* _Aim of the exercise_:
Find the lines of data that contain the string "this", then list them.
* start Stored rows *
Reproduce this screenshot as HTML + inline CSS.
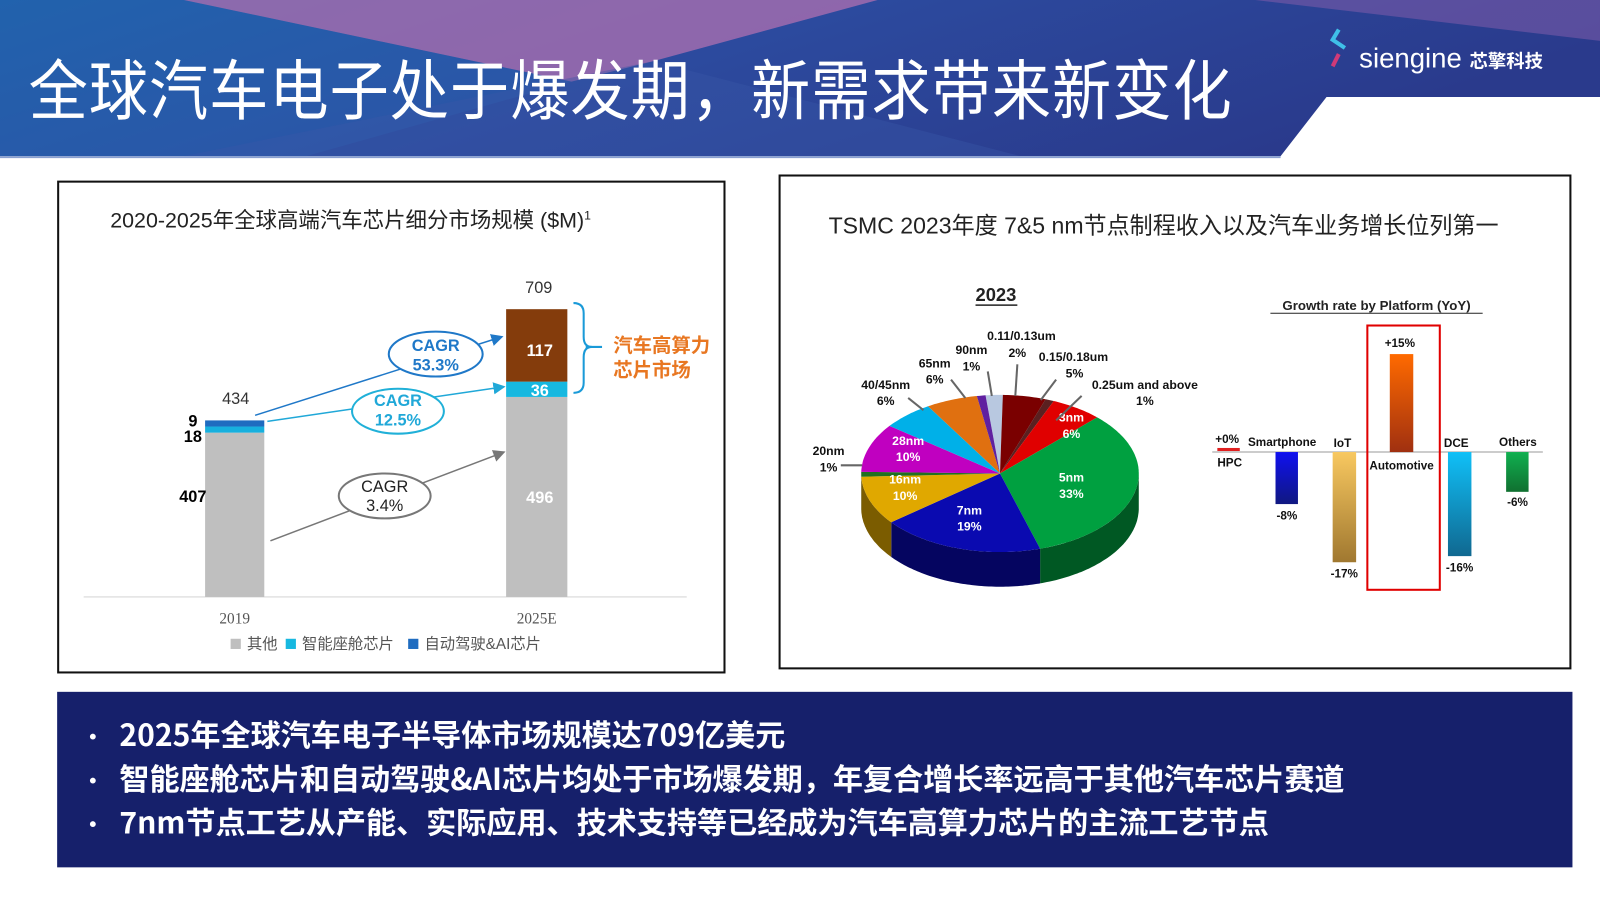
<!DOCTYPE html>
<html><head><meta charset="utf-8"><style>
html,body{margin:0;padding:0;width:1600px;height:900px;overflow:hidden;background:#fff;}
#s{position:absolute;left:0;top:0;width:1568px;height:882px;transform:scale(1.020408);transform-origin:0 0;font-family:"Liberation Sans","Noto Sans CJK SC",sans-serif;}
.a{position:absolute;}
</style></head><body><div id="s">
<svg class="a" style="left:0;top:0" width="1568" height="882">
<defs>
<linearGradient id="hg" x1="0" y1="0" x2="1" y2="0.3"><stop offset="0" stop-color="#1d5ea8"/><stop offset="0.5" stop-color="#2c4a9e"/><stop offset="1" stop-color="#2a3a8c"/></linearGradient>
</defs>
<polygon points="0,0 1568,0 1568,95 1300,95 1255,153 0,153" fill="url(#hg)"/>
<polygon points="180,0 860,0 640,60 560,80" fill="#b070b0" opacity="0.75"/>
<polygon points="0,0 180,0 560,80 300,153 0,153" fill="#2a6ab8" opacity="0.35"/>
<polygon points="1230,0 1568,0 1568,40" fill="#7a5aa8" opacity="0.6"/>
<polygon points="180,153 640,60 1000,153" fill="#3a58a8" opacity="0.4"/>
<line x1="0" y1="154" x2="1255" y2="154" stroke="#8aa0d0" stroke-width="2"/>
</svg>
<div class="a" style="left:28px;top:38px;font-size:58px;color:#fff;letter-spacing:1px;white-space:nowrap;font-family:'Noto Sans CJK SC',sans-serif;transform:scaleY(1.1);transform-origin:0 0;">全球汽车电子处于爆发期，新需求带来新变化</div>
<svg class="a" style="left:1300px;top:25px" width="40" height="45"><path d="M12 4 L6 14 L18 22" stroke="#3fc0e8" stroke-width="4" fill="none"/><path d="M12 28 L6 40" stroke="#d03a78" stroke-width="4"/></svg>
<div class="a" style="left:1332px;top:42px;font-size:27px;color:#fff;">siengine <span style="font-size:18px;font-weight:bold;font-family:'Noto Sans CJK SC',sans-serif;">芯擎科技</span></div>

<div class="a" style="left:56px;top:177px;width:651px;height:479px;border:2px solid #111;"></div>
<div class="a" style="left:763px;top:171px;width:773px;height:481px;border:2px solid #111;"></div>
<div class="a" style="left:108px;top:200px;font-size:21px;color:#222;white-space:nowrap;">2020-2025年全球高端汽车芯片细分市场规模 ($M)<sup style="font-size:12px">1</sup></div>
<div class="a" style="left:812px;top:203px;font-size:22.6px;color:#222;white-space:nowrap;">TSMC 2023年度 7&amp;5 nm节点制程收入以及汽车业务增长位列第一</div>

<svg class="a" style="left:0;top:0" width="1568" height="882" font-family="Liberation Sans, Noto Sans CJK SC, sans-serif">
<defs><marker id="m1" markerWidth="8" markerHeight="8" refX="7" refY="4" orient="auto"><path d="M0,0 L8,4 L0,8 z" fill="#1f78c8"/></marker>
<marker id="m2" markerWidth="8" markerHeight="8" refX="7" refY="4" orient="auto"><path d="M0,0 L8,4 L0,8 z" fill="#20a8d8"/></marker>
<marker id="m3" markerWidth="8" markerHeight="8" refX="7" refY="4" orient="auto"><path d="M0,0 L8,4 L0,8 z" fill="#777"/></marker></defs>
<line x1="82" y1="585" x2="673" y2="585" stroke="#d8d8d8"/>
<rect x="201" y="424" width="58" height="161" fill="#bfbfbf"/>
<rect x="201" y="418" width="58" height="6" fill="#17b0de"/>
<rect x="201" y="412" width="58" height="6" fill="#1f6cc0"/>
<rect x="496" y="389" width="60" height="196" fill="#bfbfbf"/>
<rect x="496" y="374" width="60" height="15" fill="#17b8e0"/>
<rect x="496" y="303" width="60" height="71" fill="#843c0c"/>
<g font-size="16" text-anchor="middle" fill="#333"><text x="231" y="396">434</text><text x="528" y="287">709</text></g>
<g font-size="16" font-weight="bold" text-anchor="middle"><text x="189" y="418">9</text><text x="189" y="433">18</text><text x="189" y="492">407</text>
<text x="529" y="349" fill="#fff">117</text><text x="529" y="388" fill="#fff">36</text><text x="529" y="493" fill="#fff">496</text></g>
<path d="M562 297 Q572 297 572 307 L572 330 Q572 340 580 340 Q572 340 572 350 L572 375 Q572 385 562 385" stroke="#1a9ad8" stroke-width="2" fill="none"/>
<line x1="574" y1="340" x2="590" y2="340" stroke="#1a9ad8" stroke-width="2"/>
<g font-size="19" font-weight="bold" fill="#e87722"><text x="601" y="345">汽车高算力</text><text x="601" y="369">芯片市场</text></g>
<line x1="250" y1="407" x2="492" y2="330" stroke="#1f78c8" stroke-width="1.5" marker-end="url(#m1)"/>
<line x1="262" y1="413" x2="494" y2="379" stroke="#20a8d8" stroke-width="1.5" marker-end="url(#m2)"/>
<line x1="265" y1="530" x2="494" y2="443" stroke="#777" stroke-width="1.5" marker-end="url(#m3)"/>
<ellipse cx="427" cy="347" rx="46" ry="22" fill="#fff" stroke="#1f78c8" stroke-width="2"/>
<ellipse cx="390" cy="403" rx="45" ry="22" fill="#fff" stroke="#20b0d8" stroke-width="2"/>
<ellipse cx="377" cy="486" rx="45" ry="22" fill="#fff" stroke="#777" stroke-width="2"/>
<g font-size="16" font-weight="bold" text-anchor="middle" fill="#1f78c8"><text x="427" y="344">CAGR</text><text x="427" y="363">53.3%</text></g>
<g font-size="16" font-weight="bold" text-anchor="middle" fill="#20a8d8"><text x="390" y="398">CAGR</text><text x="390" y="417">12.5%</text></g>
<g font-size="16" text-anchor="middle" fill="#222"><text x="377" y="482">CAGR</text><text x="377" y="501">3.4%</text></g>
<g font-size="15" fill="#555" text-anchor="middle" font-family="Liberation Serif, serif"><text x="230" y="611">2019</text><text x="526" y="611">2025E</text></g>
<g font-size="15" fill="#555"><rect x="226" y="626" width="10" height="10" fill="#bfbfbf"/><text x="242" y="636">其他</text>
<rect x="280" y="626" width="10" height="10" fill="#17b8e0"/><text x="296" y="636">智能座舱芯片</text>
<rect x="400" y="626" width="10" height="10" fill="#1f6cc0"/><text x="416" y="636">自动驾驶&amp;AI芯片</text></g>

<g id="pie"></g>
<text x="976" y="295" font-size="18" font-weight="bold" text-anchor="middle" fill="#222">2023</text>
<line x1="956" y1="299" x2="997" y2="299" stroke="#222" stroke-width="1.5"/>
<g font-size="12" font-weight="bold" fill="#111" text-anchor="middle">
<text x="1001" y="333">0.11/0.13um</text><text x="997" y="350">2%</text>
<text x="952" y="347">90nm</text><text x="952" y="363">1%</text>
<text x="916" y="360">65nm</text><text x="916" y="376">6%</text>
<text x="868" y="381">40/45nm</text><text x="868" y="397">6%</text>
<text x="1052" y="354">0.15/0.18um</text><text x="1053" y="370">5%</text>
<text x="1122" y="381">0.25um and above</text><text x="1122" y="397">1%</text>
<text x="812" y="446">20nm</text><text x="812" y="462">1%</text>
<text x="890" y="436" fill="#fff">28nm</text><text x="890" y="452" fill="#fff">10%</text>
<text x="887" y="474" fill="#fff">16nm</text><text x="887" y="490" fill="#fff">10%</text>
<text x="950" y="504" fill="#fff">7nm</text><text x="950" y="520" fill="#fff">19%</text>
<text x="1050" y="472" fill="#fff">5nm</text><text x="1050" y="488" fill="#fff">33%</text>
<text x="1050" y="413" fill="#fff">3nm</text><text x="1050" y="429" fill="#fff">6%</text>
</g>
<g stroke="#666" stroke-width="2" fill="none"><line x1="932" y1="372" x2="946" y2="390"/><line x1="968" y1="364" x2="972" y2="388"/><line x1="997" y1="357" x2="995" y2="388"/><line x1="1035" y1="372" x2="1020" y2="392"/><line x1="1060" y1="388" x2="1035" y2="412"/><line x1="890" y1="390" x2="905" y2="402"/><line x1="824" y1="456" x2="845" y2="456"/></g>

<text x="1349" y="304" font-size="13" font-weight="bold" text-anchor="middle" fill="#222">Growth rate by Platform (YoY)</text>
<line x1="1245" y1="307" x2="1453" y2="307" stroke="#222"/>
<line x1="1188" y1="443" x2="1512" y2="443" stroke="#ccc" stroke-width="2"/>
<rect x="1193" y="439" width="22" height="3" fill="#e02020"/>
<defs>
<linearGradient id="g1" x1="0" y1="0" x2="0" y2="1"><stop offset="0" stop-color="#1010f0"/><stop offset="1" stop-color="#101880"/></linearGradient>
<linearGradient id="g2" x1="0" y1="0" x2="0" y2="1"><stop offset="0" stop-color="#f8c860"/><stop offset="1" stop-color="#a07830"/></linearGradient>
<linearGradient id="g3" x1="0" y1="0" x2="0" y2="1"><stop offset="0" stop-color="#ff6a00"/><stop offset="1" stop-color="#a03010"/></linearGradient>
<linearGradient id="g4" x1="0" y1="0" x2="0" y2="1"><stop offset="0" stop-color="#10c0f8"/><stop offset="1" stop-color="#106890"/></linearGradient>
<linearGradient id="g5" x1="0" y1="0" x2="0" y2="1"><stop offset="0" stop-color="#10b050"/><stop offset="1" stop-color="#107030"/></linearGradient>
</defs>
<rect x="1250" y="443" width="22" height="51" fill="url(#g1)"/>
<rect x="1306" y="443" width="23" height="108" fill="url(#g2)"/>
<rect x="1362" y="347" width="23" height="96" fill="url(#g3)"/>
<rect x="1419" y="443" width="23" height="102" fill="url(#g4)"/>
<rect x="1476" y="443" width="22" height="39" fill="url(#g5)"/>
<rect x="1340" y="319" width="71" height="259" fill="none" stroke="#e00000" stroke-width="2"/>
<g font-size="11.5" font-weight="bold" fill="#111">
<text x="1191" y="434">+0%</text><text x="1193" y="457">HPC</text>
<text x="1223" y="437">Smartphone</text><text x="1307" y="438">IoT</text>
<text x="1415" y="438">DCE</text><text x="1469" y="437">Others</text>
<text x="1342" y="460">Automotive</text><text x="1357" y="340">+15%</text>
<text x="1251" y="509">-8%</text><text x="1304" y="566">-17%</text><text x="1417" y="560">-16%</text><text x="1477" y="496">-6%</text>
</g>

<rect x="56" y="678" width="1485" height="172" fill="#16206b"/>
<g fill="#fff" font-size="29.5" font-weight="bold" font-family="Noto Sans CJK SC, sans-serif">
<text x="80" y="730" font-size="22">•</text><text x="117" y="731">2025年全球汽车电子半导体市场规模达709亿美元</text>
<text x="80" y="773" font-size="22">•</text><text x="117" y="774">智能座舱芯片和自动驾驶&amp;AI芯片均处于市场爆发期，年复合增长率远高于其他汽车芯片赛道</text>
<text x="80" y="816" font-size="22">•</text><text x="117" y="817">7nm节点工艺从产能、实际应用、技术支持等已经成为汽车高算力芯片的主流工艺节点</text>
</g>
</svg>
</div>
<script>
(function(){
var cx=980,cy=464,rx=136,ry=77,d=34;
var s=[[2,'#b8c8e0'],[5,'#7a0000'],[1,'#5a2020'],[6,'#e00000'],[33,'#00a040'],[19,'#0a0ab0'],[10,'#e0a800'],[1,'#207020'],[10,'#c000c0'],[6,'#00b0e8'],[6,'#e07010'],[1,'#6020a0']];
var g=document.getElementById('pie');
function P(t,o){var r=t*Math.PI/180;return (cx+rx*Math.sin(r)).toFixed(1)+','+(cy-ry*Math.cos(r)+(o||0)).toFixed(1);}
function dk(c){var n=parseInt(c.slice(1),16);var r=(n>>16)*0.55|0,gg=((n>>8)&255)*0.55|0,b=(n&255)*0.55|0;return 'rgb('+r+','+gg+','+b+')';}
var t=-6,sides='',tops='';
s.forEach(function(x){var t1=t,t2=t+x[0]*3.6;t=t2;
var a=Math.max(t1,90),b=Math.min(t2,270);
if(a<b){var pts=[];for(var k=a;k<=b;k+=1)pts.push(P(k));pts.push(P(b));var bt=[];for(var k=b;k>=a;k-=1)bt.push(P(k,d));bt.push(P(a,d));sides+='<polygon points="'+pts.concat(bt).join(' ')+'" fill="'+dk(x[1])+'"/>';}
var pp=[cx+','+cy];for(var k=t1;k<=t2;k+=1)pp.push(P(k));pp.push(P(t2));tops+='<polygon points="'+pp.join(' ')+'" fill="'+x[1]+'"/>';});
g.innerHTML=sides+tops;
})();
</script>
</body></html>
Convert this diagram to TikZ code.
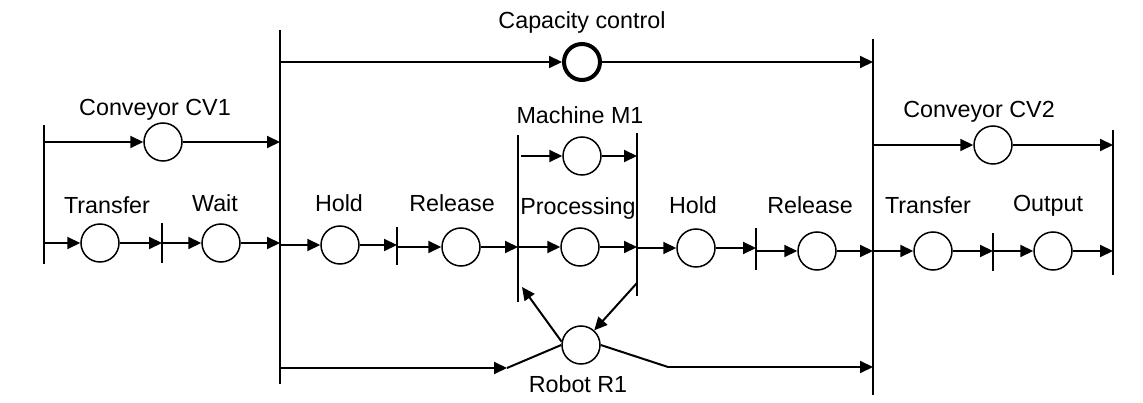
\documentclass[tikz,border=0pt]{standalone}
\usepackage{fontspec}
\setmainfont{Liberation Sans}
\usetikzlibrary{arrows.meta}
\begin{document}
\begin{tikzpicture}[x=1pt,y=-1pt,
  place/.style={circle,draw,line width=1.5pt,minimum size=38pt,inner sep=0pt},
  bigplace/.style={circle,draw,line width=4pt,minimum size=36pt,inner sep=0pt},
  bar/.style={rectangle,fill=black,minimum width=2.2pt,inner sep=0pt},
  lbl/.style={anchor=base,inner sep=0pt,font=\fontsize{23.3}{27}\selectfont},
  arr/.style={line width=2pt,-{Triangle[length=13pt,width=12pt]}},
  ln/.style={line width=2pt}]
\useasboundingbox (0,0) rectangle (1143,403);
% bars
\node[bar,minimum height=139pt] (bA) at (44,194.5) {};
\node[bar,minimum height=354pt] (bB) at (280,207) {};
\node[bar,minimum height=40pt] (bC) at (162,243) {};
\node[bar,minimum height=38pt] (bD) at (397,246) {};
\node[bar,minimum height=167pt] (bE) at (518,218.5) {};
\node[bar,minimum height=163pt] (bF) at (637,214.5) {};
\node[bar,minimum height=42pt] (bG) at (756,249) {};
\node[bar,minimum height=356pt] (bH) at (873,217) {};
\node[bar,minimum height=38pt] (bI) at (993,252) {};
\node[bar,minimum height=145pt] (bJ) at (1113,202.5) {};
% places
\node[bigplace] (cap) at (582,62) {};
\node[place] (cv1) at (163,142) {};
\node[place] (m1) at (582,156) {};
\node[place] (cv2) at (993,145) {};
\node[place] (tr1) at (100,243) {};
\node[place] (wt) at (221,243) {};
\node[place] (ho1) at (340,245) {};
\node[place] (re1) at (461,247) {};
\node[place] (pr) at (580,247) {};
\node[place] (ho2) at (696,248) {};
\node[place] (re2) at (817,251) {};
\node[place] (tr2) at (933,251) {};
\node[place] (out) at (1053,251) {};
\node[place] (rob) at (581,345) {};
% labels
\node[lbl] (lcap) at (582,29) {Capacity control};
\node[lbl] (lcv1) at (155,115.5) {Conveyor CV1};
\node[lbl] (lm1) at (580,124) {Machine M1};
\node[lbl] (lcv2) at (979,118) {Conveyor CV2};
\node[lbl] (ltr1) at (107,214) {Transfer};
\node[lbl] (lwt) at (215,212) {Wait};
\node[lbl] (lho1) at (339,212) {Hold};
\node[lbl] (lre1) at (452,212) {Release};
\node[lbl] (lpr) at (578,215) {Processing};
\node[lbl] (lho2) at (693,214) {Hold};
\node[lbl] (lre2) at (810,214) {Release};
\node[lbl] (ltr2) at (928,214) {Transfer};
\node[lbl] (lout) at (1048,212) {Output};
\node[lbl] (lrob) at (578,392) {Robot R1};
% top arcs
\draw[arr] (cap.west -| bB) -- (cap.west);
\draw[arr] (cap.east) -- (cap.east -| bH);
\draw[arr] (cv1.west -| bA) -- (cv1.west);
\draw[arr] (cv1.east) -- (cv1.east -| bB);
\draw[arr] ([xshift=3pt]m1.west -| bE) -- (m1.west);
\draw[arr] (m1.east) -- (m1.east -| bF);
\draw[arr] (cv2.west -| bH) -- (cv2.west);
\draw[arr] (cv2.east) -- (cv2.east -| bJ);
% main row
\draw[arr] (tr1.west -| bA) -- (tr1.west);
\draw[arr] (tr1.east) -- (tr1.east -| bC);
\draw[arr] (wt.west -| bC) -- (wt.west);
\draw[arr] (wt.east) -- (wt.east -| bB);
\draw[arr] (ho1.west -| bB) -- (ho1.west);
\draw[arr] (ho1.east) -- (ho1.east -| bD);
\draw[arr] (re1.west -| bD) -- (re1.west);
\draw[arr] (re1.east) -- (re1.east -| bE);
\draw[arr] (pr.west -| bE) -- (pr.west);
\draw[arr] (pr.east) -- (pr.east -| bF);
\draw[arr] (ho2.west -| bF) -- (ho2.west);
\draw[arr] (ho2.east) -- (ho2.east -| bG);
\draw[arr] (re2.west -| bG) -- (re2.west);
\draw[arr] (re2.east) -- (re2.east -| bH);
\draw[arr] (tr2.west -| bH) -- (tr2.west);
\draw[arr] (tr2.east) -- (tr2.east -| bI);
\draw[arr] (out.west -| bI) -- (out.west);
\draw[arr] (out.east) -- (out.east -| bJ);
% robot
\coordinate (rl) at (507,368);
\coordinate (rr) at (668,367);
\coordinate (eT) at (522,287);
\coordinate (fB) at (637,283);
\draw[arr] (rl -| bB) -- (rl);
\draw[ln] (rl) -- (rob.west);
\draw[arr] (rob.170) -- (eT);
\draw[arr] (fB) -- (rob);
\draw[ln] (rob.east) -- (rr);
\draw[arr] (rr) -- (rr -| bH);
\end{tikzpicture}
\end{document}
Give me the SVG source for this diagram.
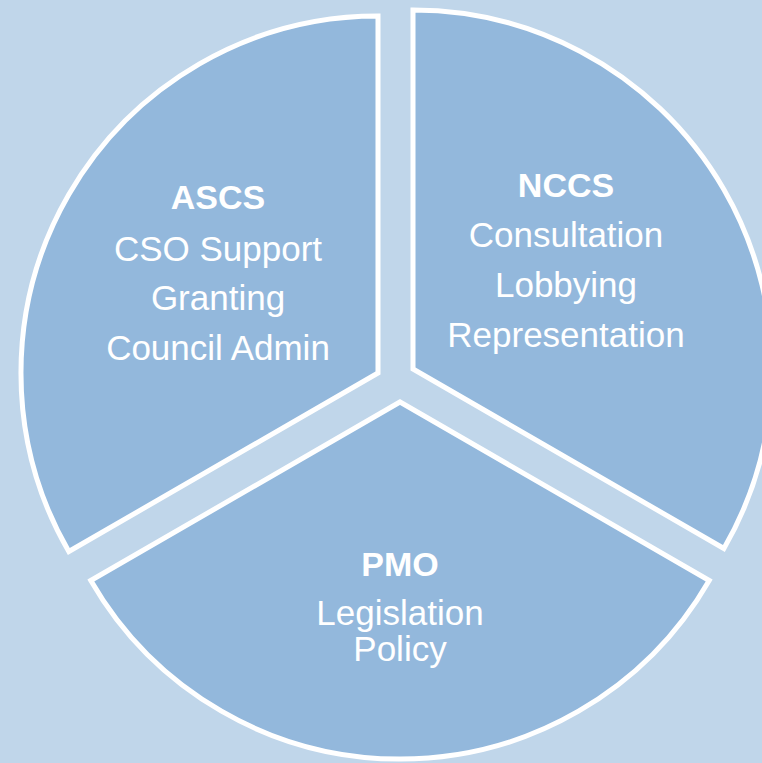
* end Stored rows *
* _Complete answer_:
Reproduce this screenshot as HTML + inline CSS.
Convert this diagram to TikZ code.
Give me the SVG source for this diagram.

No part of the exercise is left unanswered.